Eğer oğlun mürit olursa, sen Mevlana’dan:
“Bu benim oğlum cennetliktir.

Tanrı’nın yüzünü görecek mi görmeyecek mi?”
Diye sor, bakalım Mevlana ne cevap verecek.

Bu zat şehrin bütün bilginlerini ve büyük adamlarını çağırıp büyük bir sema tertip etti.

Sema bittikten ve yemek yendikten sonra bu zat, oğlunu Mevlana’nın önüne getirdi ve ona mürit yaptı.

Mevlana’dan bu suali sormadan önce,
Mevlana “ Bu talihli çocuk cennetliklerdendir.

O Tanrının yüzünü görmeye layıktır ve onun rahmetine gark olmuştur.
Bu gibi çocuklar bu şehirde pek çokturlar.

Niçin gelip bize mürit olmuyorlar?” dedi.

Bu zat “ Tanrı bunu böyle yaptı” diye cevap verdi.

Mevlana:” Şimdi sen söylemeden önce o Tanrı’yı gördü ve Tanrı da onu bize gönderdi.

Eğer Tanrı istemeseydi ve onu kabul etmeseydi, o, bize gelmezdi ve tanrı’nın ilhamı onun yardımcısı ve mürşidi olmazdı” buyurdu.

Bunun üzerine bu biçare adam Mevlana’nın önünde baş koyup onun müridi oldu.
Tanrı’ya ulaşmış âşıklar sırasına girdi.

                                      ***
ARİFLERİN MENKIBELERİ, Şark İslam Klasikleri 29,
Ahmet Eflaki, M.E B. YAYINLARI 489

                                      ***
Neler öğrendik:

1.   Yüz yüze gelmeden önce gönülden bir sevginin oluştuğunu öğrendik.

2.   Güzelin başka bir çeşit güzele yöneldiğini öğrendik.

3.   Sevilen çok anılır, akıldan hiç çıkmaz.

4.   Seni sevenle karşılaşmasan bile onun seni sevdiğini bilirsin.

5.   Sevgi için babaya karşı gelinebildiğini, deli gibi başıboş gezinebilindiğini, intihar edinebilindiğini öğrendik.

6.   Hak erenlerini sevenlerin Tanrı yüzünü gördüklerini öğrendik.

7.   Cennetlik olanın yüzünden belli olacağını öğrendik.

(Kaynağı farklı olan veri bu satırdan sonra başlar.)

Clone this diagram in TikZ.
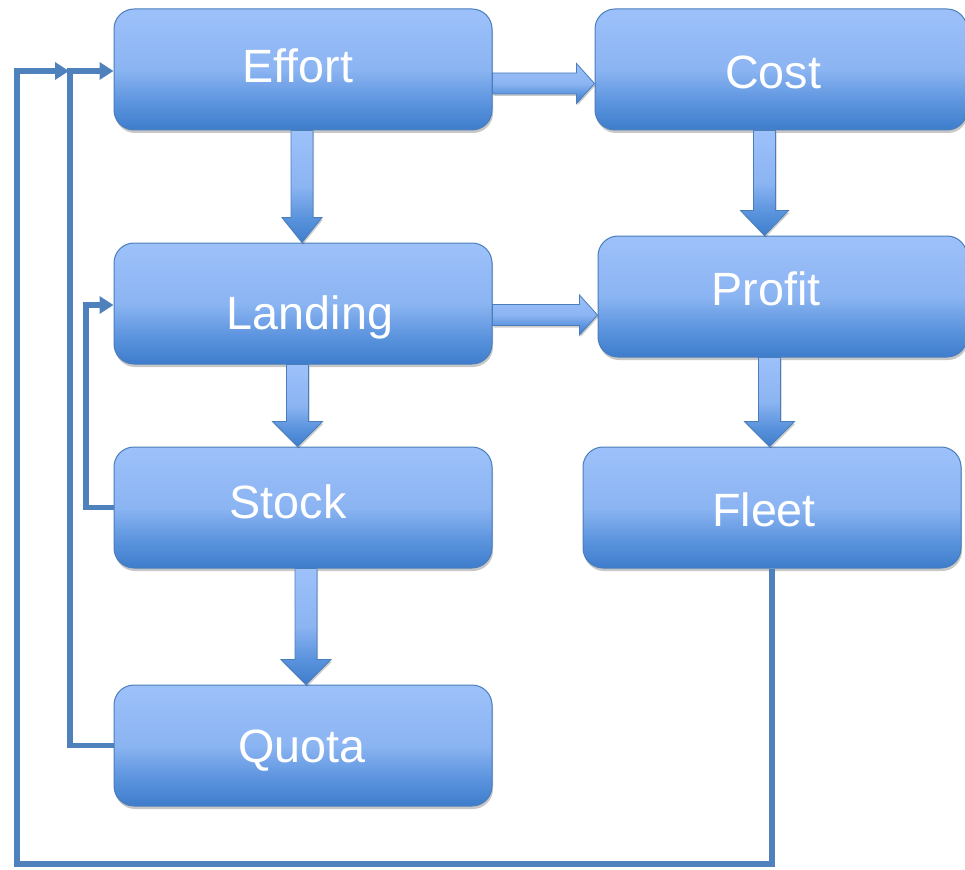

8.   Hak erenlerinin Tanrı yüzü görmüşlere adap ve usul öğrettiklerini öğrendik.

9.   Mürit olmak için: Önce Tanrı kabul eder, kendini gösterir sonra dostlarına olgunlaşması için gönderir.

10.                  Tanrı ilhamı o kişinin yardımcısı ve eğitmeni olarak doğru kişiler olan Hak dostlarının yanına gider.

11.                  Cinsin daima kendi cinsinin yanına gittiğini öğrendik

12.                  Hep baba oğluna doğru yolu göstermediğini, oğlun da babayı doğru yola soktuğunu öğrendik.

13.                  Bu işlerin sevgiyle, gönül bağıyla birbirine bağlanmasıyla gerçekleştiğini öğrendik.

14.                  Evliyalara olan sevgi kişinin kendi hevesiyle olmadığını, Tanrı isteğiyle olduğunu öğrendik.

15.                  “Gel, yaklaş” hükmünün gerçekleşmesi için ilk davranışları öğrendik.